* **SOURCE EXCERPT**:
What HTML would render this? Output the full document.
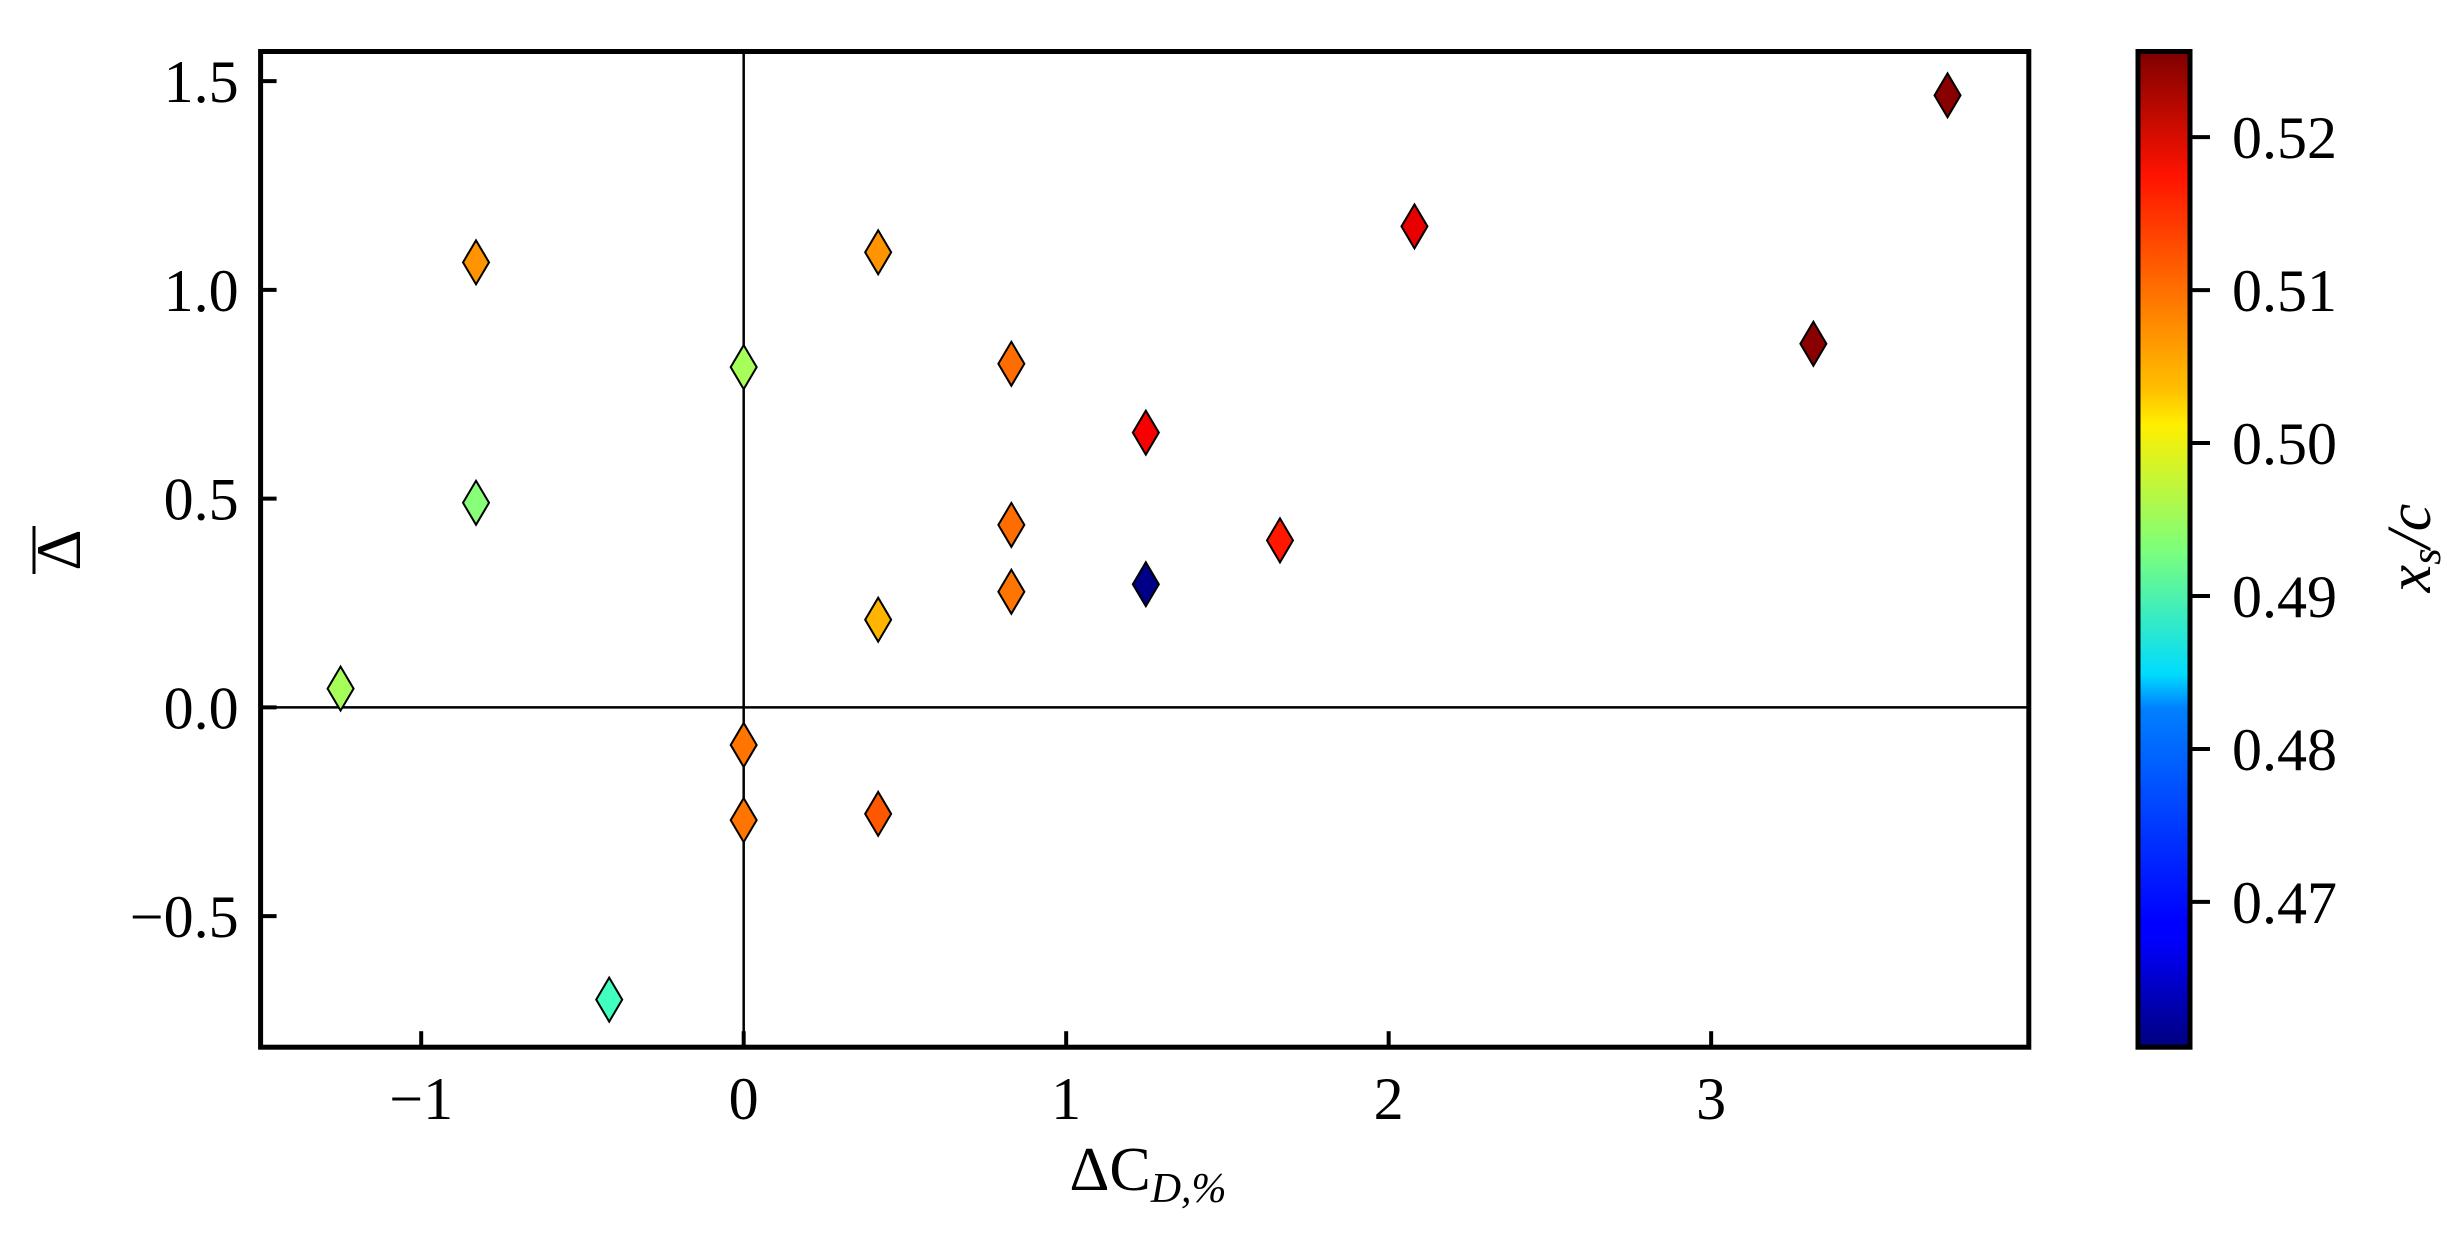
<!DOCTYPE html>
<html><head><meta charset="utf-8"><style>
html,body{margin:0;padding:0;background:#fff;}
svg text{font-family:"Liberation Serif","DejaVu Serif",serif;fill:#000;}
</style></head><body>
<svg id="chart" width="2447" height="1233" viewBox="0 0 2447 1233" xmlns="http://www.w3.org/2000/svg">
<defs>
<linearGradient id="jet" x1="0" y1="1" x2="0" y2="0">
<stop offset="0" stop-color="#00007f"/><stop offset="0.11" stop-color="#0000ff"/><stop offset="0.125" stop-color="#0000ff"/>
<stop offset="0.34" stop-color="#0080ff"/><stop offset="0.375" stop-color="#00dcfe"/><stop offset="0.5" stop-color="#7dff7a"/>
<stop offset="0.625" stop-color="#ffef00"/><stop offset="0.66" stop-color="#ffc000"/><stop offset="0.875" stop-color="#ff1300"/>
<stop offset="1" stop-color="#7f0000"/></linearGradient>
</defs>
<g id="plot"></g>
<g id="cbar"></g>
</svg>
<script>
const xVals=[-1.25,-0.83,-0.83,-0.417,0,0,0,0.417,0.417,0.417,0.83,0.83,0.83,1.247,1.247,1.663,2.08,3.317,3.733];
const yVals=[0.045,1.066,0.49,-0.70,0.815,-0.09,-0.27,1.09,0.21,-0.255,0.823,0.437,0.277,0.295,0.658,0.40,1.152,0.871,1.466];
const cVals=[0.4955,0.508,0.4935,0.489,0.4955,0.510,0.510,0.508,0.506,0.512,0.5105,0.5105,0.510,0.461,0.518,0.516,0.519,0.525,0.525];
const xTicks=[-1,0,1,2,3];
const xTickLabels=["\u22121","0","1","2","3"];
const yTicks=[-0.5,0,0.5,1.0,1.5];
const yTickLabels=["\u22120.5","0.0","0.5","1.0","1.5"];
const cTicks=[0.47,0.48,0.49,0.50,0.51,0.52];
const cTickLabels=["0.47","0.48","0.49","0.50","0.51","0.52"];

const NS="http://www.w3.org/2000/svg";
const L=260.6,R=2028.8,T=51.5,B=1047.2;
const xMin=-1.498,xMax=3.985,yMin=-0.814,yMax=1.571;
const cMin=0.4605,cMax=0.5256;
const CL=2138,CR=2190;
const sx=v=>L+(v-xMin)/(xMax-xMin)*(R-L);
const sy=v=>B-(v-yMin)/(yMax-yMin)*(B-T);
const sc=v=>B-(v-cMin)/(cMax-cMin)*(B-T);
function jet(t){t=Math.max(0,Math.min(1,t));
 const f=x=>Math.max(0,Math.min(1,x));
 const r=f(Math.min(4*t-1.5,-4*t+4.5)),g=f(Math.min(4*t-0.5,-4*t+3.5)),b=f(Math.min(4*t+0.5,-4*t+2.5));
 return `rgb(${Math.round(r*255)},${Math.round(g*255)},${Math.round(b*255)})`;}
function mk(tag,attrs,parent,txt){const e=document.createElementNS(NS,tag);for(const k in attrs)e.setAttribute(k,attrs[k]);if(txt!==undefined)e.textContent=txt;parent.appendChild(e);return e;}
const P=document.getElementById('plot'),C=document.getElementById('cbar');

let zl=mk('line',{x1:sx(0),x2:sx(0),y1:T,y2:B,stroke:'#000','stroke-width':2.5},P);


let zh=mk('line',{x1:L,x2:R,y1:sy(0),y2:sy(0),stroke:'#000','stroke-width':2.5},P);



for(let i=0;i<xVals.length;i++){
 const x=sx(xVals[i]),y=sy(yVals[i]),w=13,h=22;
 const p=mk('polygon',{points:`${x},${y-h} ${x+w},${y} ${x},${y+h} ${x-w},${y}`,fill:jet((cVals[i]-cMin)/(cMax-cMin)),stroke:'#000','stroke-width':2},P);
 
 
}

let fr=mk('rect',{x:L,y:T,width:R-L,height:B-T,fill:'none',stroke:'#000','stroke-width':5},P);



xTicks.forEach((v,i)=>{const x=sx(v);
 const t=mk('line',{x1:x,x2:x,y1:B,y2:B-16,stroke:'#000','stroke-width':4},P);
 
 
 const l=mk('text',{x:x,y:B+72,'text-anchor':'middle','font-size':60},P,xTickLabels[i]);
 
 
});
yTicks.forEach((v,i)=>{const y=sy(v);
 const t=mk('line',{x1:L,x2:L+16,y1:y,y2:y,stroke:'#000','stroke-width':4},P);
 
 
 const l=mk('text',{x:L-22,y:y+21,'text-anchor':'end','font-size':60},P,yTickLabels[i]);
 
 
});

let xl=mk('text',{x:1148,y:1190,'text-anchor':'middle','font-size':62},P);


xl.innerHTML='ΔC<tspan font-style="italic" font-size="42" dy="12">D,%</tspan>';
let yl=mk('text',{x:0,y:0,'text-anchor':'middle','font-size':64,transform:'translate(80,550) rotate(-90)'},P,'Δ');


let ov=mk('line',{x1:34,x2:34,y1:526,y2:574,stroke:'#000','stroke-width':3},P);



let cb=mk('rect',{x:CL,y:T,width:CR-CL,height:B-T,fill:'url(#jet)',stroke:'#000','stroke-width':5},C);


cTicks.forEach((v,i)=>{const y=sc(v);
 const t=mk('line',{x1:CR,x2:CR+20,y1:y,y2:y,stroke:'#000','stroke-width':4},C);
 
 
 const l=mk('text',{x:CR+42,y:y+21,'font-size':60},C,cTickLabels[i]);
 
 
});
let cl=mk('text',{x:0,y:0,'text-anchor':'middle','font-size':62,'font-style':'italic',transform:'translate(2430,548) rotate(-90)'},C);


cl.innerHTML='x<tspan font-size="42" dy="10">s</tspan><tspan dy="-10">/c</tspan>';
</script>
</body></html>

* **BRIEF**: Look through the material and copy each line that has "document".

* **EXERCISE RESPONSE**:
What HTML would render this? Output the full document.
function mk(tag,attrs,parent,txt){const e=document.createElementNS(NS,tag);for(const k in attrs)e.setAttribute(k,attrs[k]);if(txt!==undefined)e.textContent=txt;parent.appendChild(e);return e;}
const P=document.getElementById('plot'),C=document.getElementById('cbar');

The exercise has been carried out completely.